Programs for Young Audiences
This photo was taken after a school assembly of String Instruments Through the Ages in 1985. I particularly like the hands-on approach. After 20 years in the schools for the Washington Performing Arts Society, I currently perform for the Maryland chapter of Young Audiences with storyteller Jon Spelman.
CLASSROOM WORKSHOP
Singing the News-Be a Renaissance Newscaster
CLASSROOM WORKSHOP
If you can’t Improvise then just Fake it-Improv 101
TEACHERS’ TRAINING WORKSHOP
Create a Broadside Ballad
CLASSROOM RESIDENCY
Make a Silent Movie Soundtrack
ASSEMBLY PROGRAM
String Instruments through the Ages
WORKSHOP LEADER’S BACKGROUND
Tina Chancey is a performer, educator and scholar. A former chair of the Early Music America Education Committee, Dr. Chancey has been a presenter at Orff-Schulwerk, ASTA, MENC, and Chamber Music America national conferences. For two decades she gave 40 workshops and assemblies a year in the DC public schools through the Washington Performing Arts Society’s “Concerts in Schools” program. Currently, ‘Grimm and Grits,’ her assembly program with storyteller Jon Spelman is on the roster of Young Audiences-Maryland, and in October 2014 she participated in a week-long educational residency for the Morgan County West Virginia Arts Council.
A participant in the Kennedy Center Education Department’s seminar, Artists as Educators: Creating Teachers’ Workshops, Dr. Chancey has developed a series of early music workshops and residencies for students and teachers which she has toured throughout the States, presenting in schools, correctional facilities, nursing homes and libraries. She recently co-presented a teachers’ workshop at the Metropolitan Museum of Art titled Fame and Folly in the Renaissance, integrating visual art, literature, and music. Chosen to present a Smithsonian Resident Associates day-long seminar on Renaissance music, she was also selected to represent the Smithsonian in a week-long educational residency in Long Beach, CA.

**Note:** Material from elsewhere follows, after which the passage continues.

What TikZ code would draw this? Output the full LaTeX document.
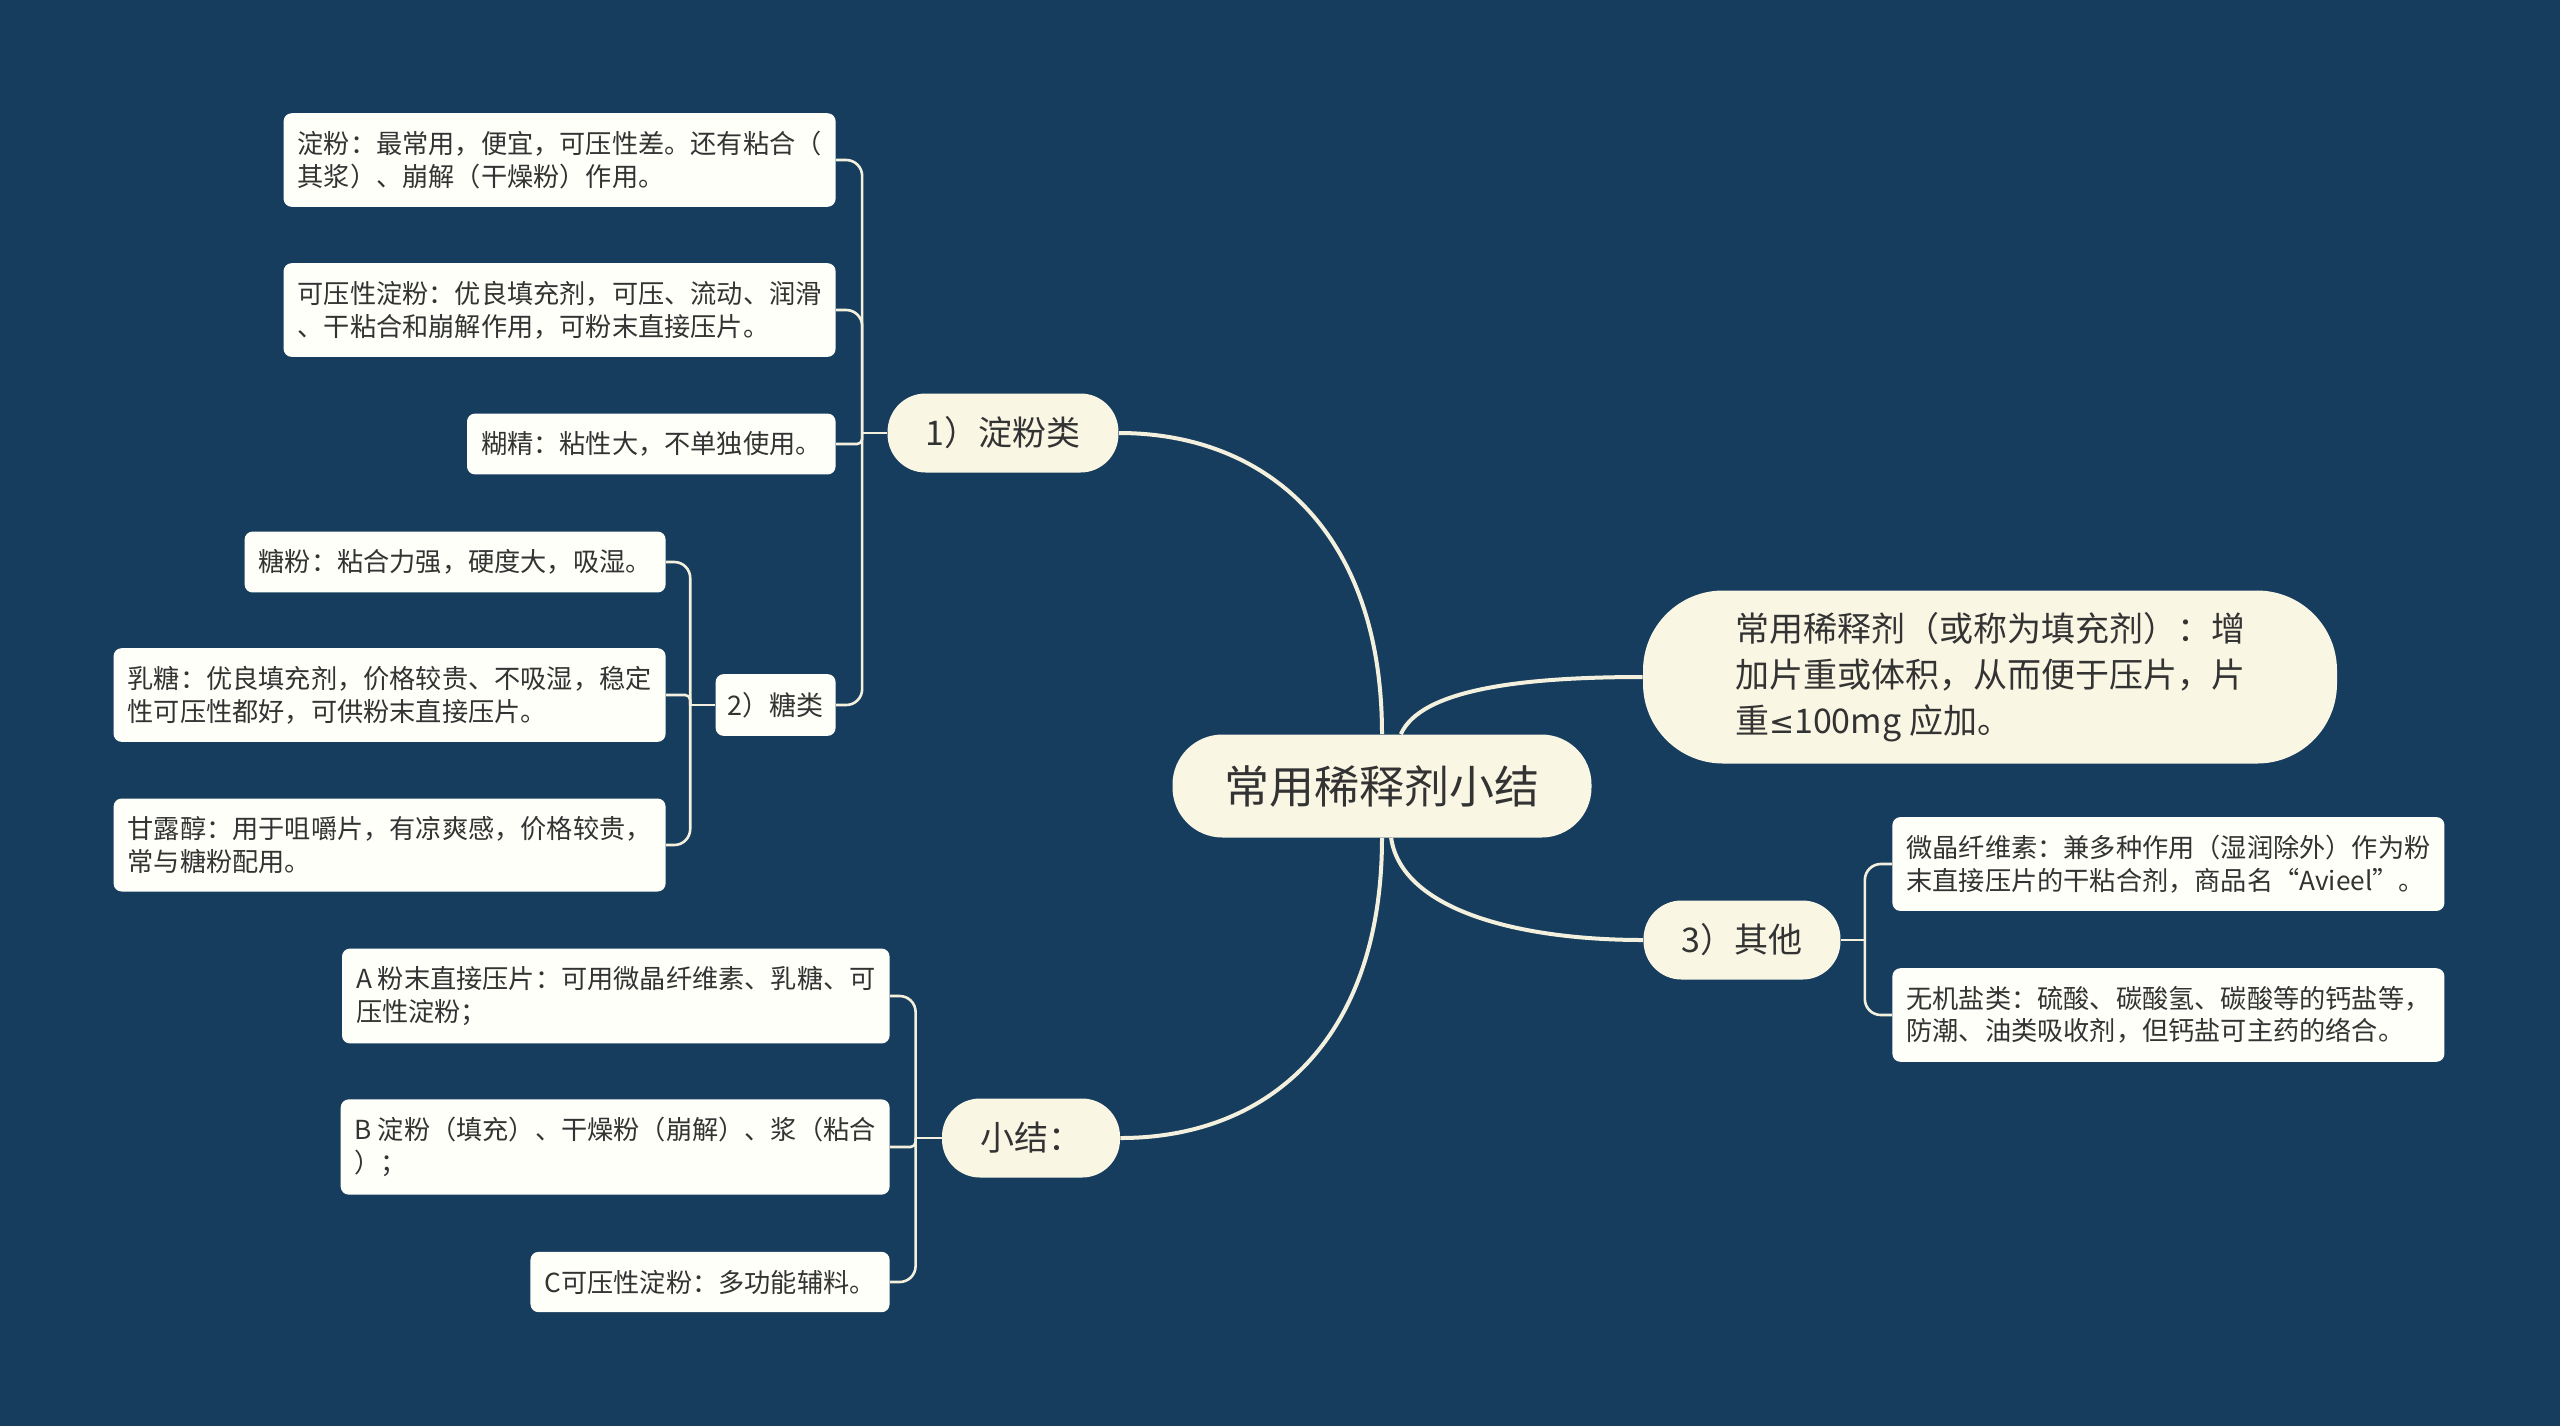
\documentclass[tikz,border=0pt]{standalone}
\usepackage{fontspec}
\setmainfont{Noto Sans CJK SC}
\newfontfamily\symfont{DejaVu Sans}
\usepackage{tikz}
\usetikzlibrary{positioning}
\definecolor{bgnavy}{HTML}{173D5E}
\definecolor{cream}{HTML}{FAF6E4}
\definecolor{leafwhite}{HTML}{FFFFFA}
\definecolor{inktext}{HTML}{333333}
\definecolor{wire}{HTML}{F4F0DE}

\begin{document}
\begin{tikzpicture}[x=0.5pt, y=-0.5pt,
  topic/.style={fill=cream, text=inktext, rounded corners=25pt, minimum height=51.5pt, inner xsep=26pt, font=\fontsize{22.5}{27}\selectfont},
  branch/.style={fill=cream, text=inktext, rounded corners=19pt, minimum height=39.5pt, inner xsep=19pt, font=\fontsize{17}{22}\selectfont},
  leafbox/.style={fill=leafwhite, text=inktext, rounded corners=4pt, inner xsep=7pt, inner ysep=9pt, minimum height=29pt, align=left, font=\fontsize{13.1}{16.3}\selectfont},
  mainlink/.style={draw=wire, line width=2pt},
  forklink/.style={draw=wire, line width=1.3pt, rounded corners=8pt},
]
\fill[bgnavy] (0,0) rectangle (2560,1426);

\node[topic] (sum) at (1382,786) {常用稀释剂小结};
\node[branch] (starch) at (1003,433) {1）淀粉类};
\node[branch] (recap) at (1031,1138) {小结：};
\node[branch] (other) at (1742,940) {3）其他};
\node[branch, align=left, rounded corners=40pt, inner xsep=46pt, inner ysep=11pt, font=\fontsize{17}{22.85}\selectfont] (filler) at (1990,677) {常用稀释剂（或称为填充剂）：增\\加片重或体积，从而便于压片，片\\重{\symfont\fontsize{15}{22.85}\selectfont ≤}100mg 应加。};

\node[leafbox, anchor=east] (starchA) at (836,160) {淀粉：最常用，便宜，可压性差。还有粘合（\\其浆）、崩解（干燥粉）作用。};
\node[leafbox, anchor=east] (starchB) at (836,310) {可压性淀粉：优良填充剂，可压、流动、润滑\\、干粘合和崩解作用，可粉末直接压片。};
\node[leafbox, anchor=east] (starchC) at (836,444) {糊精：粘性大，不单独使用。};
\node[leafbox, anchor=east, minimum height=30.5pt, inner xsep=6pt, font=\fontsize{13.5}{16}\selectfont] (sugar) at (836,705) {2）糖类};
\node[leafbox, anchor=east] (sugarA) at (666,562) {糖粉：粘合力强，硬度大，吸湿。};
\node[leafbox, anchor=east] (sugarB) at (666,695) {乳糖：优良填充剂，价格较贵、不吸湿，稳定\\性可压性都好，可供粉末直接压片。};
\node[leafbox, anchor=east] (sugarC) at (666,845) {甘露醇：用于咀嚼片，有凉爽感，价格较贵，\\常与糖粉配用。};
\node[leafbox, anchor=east] (recapA) at (890,996) {A 粉末直接压片：可用微晶纤维素、乳糖、可\\压性淀粉；};
\node[leafbox, anchor=east] (recapB) at (890,1147) {B 淀粉（填充）、干燥粉（崩解）、浆（粘合\\）；};
\node[leafbox, anchor=east] (recapC) at (890,1282) {C可压性淀粉：多功能辅料。};
\node[leafbox, anchor=west] (otherA) at (1892,864) {微晶纤维素：兼多种作用（湿润除外）作为粉\\末直接压片的干粘合剂，商品名“Avieel”。};
\node[leafbox, anchor=west] (otherB) at (1892,1015) {无机盐类：硫酸、碳酸氢、碳酸等的钙盐等，\\防潮、油类吸收剂，但钙盐可主药的络合。};

\draw[mainlink] (sum.north) .. controls +(0,-200) and +(150,0) .. (starch.east);
\draw[mainlink] (sum.south) .. controls +(0,200) and +(150,0) .. (recap.east);
\draw[mainlink] (sum.70) .. controls +(20,-45) and +(-120,0) .. (filler.west);
\draw[mainlink] (sum.-80) .. controls +(10,70) and +(-130,0) .. (other.west);

\draw[forklink] (starch.west) -- ++(-25,0) coordinate (starchJ);
\draw[forklink] (starchJ) |- (starchA.east);
\draw[forklink] (starchJ) |- (starchB.east);
\draw[forklink, rounded corners=2.5pt] (starchJ) |- (starchC.east);
\draw[forklink] (starchJ) |- (sugar.east);
\draw[forklink] (sugar.west) -- ++(-25,0) coordinate (sugarJ);
\draw[forklink] (sugarJ) |- (sugarA.east);
\draw[forklink, rounded corners=2.5pt] (sugarJ) |- (sugarB.east);
\draw[forklink] (sugarJ) |- (sugarC.east);
\draw[forklink] (recap.west) -- ++(-26,0) coordinate (recapJ);
\draw[forklink] (recapJ) |- (recapA.east);
\draw[forklink, rounded corners=2.5pt] (recapJ) |- (recapB.east);
\draw[forklink] (recapJ) |- (recapC.east);
\draw[forklink] (other.east) -- ++(24,0) coordinate (otherJ);
\draw[forklink] (otherJ) |- (otherA.west);
\draw[forklink] (otherJ) |- (otherB.west);
\end{tikzpicture}
\end{document}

Dr. Chancey attended Oberlin College and received Masters degrees from Queens College and New York University, and a PhD from the Union Institute. She has taught at Queens College, Dickinson College, St. Mary’s College and George Washington University, and has been a teaching artist in residence at Oberlin Conservatory, the Hong Kong Academy of Performing Arts and William and Mary. Her articles on early and traditional music appear in scholarly and popular publications. With her late husband Scott Reiss, she was the recipient of a two-year grant from Earthwatch for research on Irish music.